Opera lovers are an odd, and, for the most part, elderly subset of the population, but they are thick enough upon the ground to fill a theater here in Central Pennsylvania. Seats are first come, first serve, so you’ll see the old folks coming early, especially the wheel-chair bound and the oxygen toting group, also carrying in their sandwiches and bottles of water semi-surreptitiously in their totes. At $22 a ticket per Senior, the theater staff has (so far) graciously looked the other way at this otherwise frowned-upon practice. I brought water and a sliced apple to carry me through the recent performance of Don Carlo by Verdi, as it was to last 4 ½ hours.

Young people are arriving more frequently at these performances, brought in by local colleges as part of their musical or humanities education. I’ve been glad to see them attending, and hope that a few of these become converts to this most peculiar Western art form.

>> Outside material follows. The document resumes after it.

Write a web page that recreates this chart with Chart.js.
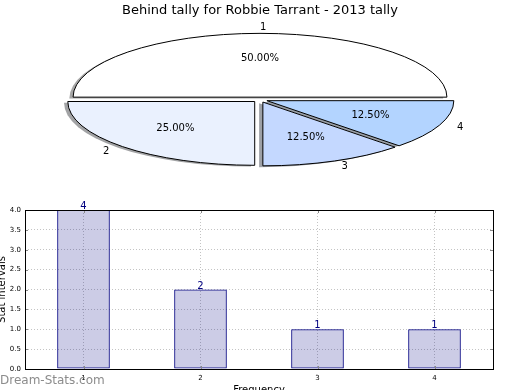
<!DOCTYPE html>
<html>
<head>
<meta charset="utf-8">
<script src="https://cdn.jsdelivr.net/npm/chart.js@4.4.1/dist/chart.umd.min.js"></script>
<style>
  html, body { margin: 0; padding: 0; background: #fff; }
  #wrap { position: relative; width: 520px; height: 390px; overflow: hidden; }
  .box { position: absolute; left: 0; width: 520px; }
</style>
</head>
<body>
<div id="wrap">
  <div class="box" style="top:0;height:195px"><canvas id="pie"></canvas></div>
  <div class="box" style="top:195px;height:195px"><canvas id="bars"></canvas></div>
</div>
<script>
const FONT = "'DejaVu Sans', sans-serif"

// data
const chartTitle  = "Behind tally for Robbie Tarrant - 2013 tally"
const categories  = ["1", "2", "3", "4"]
const tally       = [4, 2, 1, 1]
const sliceColors = ["#ffffff", "#eaf1fe", "#c4d8ff", "#b3d4ff"]
const xTitle      = "Frequency"
const yTitle      = "Stat intervals"
const watermark   = "Dream-Stats.com"

// matplotlib-ish pie: squashed into an ellipse, exploded, with a drop shadow
const STRETCH = 2.93     // horizontal radius / vertical radius
const EXPLODE = 0.04
const SHADOW  = 0.02

function shadowOf(hex) {
  const n = parseInt(hex.slice(1), 16)
  const r = (n >> 16) & 255, g = (n >> 8) & 255, b = n & 255
  return `rgba(${Math.round(r * 0.3)},${Math.round(g * 0.3)},${Math.round(b * 0.3)},0.5)`
}

const ellipsePie = {
  id: "ellipsePie",
  beforeDatasetsDraw(chart) {
    const ctx = chart.ctx
    const values = chart.data.datasets[0].data
    const total = values.reduce((a, b) => a + b, 0)
    // chart.js goes clockwise from the right; mirror it so slices run
    // counter-clockwise like the original
    const geo = chart.getDatasetMeta(0).data.map(arc => {
      const a = -arc.startAngle, b = -arc.endAngle
      const mid = (a + b) / 2
      const ry = arc.outerRadius, rx = ry * STRETCH
      return {
        a, b, mid, rx, ry,
        cx: arc.x + Math.cos(mid) * EXPLODE * rx,
        cy: arc.y + Math.sin(mid) * EXPLODE * ry
      }
    })
    const wedge = (g, dx, dy) => {
      ctx.beginPath()
      ctx.moveTo(g.cx + dx, g.cy + dy)
      ctx.ellipse(g.cx + dx, g.cy + dy, g.rx, g.ry, 0, g.a, g.b, true)
      ctx.closePath()
    }
    ctx.save()
    geo.forEach((g, i) => {
      wedge(g, -SHADOW * g.rx, SHADOW * g.ry)
      ctx.fillStyle = shadowOf(sliceColors[i])
      ctx.fill()
    })
    ctx.lineWidth = 1
    ctx.strokeStyle = "#000"
    geo.forEach((g, i) => {
      wedge(g, 0, 0)
      ctx.fillStyle = sliceColors[i]
      ctx.fill()
      ctx.stroke()
    })
    ctx.fillStyle = "#000"
    ctx.font = "10px " + FONT
    ctx.textBaseline = "middle"
    geo.forEach((g, i) => {
      const c = Math.cos(g.mid), s = Math.sin(g.mid)
      ctx.textAlign = c > -1e-9 ? "left" : "right"
      ctx.fillText(categories[i], g.cx + 1.1 * c * g.rx, g.cy + 1.1 * s * g.ry)
      ctx.textAlign = "center"
      ctx.fillText((values[i] / total * 100).toFixed(2) + "%", g.cx + 0.6 * c * g.rx, g.cy + 0.6 * s * g.ry)
    })
    ctx.restore()
    return false
  }
}

new Chart(document.getElementById("pie"), {
  type: "pie",
  data: {
    labels: categories,
    datasets: [{ data: tally, backgroundColor: sliceColors, borderColor: "#000", borderWidth: 1 }]
  },
  options: {
    responsive: true, maintainAspectRatio: false, animation: false, events: [],
    rotation: 90,
    layout: { padding: { top: 0, bottom: 31 } },
    plugins: {
      legend: { display: false },
      tooltip: { enabled: false },
      title: {
        display: true, text: chartTitle, color: "#000",
        font: { family: FONT, size: 13, weight: "normal" },
        padding: { top: 3, bottom: 16.8 }
      }
    }
  },
  plugins: [ellipsePie]
})

// box round the plot, small inward ticks, value labels and the watermark
const barExtras = {
  id: "barExtras",
  afterDatasetsDraw(chart) {
    const ctx = chart.ctx
    ctx.save()
    ctx.fillStyle = "#000080"
    ctx.font = "10px " + FONT
    ctx.textAlign = "center"
    ctx.textBaseline = "alphabetic"
    chart.getDatasetMeta(0).data.forEach((bar, i) => {
      ctx.fillText(String(tally[i]), bar.x, bar.y - 1)
    })
    ctx.restore()
  },
  afterDraw(chart) {
    const ctx = chart.ctx
    const { left, right, top, bottom } = chart.chartArea
    ctx.save()
    ctx.strokeStyle = "#888"
    ctx.lineWidth = 1
    ctx.beginPath()
    chart.scales.y.ticks.forEach(t => {
      const y = Math.round(chart.scales.y.getPixelForValue(t.value)) + 0.5
      ctx.moveTo(left, y); ctx.lineTo(left + 3, y)
      ctx.moveTo(right, y); ctx.lineTo(right - 3, y)
    })
    chart.scales.x.ticks.forEach((t, i) => {
      const x = Math.round(chart.scales.x.getPixelForTick(i)) + 0.5
      ctx.moveTo(x, bottom); ctx.lineTo(x, bottom - 3)
      ctx.moveTo(x, top); ctx.lineTo(x, top + 3)
    })
    ctx.stroke()
    ctx.strokeStyle = "#000"
    ctx.strokeRect(left + 0.5, top + 0.5, right - left, bottom - top)
    ctx.fillStyle = "#8c8c8c"
    ctx.font = "12px " + FONT
    ctx.textAlign = "left"
    ctx.textBaseline = "alphabetic"
    ctx.fillText(watermark, 0, chart.height - 6)
    ctx.restore()
  }
}

const tickFont = { family: FONT, size: 7 }

new Chart(document.getElementById("bars"), {
  type: "bar",
  data: {
    labels: categories,
    datasets: [{
      data: tally,
      backgroundColor: "rgba(0,0,128,0.2)",
      borderColor: "#000080",
      borderWidth: 1,
      borderSkipped: false,
      barPercentage: 0.45,
      categoryPercentage: 1
    }]
  },
  options: {
    responsive: true, maintainAspectRatio: false, animation: false, events: [],
    layout: { padding: { top: 15, right: 27, left: 0, bottom: 0 } },
    plugins: { legend: { display: false }, tooltip: { enabled: false } },
    scales: {
      x: {
        grid: { offset: false, color: "#c4c4c4", drawTicks: false },
        border: { display: false, dash: [1, 2] },
        ticks: { color: "#000", font: tickFont, padding: 5 },
        title: { display: true, text: xTitle, color: "#000", font: { family: FONT, size: 10 }, padding: { top: 0, bottom: -6 } },
        afterFit: s => { s.height = 21 }
      },
      y: {
        min: 0, max: 4,
        grid: { color: "#c4c4c4", drawTicks: false },
        border: { display: false, dash: [1, 2] },
        ticks: { stepSize: 0.5, color: "#000", font: tickFont, padding: 4, callback: v => v.toFixed(1) },
        title: { display: true, text: yTitle, color: "#000", font: { family: FONT, size: 10 }, padding: { top: -3.5, bottom: 0 } },
        afterFit: s => { s.width = 25 }
      }
    }
  },
  plugins: [barExtras]
})
</script>
</body>
</html>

I’ve never seen "Don Carlo" before, although I’ve heard it on the Saturday afternoon radio broadcasts. It’s dark, even for Verdi, with the usual repressed and emotionally abused heroine—in this case a princess, a pawn played both by father and husband. There is also an on-stage burning of heretics, (a gruesome depiction of fanatical cruelty), betrayals of friendship, and backstabbing, all culminating in the murder of a prince condoned by his kingly father. Lawlessness and violence committed by The Church and by Society are enduring themes in Verdi operas; his music carries the despairing message even more powerfully than his story lines. I usually leave such operas emotionally drained, and Don Carlo was no exception.

It’s interesting to attend these events, for besides the spectacle there are small conversations to be had while waiting for the show to begin. We opera goers have stories to share that can only be appreciated by others of our kind, for instance, reading the Milton Cross Complete Guide to the Stories of the Opera. We talk about listening to the Met Broadcasts on the radio as part of our childhood experience, and perhaps reminisce a little about the person who introduced us to the art. I can still see my mother, lounging on a pink tufted Chenille bed spread, her blonde cocker spaniel tucked beside her. With cigarettes, matches, ash tray, lying on her side with a mostly unread book, she’d have the radio on, listening to Grand Opera from New York City. Oddly, at our house, near Syracuse, we received our Metropolitan Saturday Afternoon performance from a station in Toronto. Through the ether, across Lake Ontario from Canada, Great Art arrived at our snow-bound house in the Finger Lakes. It’s always gray outside that remembered window, and always snowing. The music is the brightest color in the room, especially if I’m lying on the braided wool rug with my toys, being a "good girl" which meant not bothering her by talking, just quietly imagining.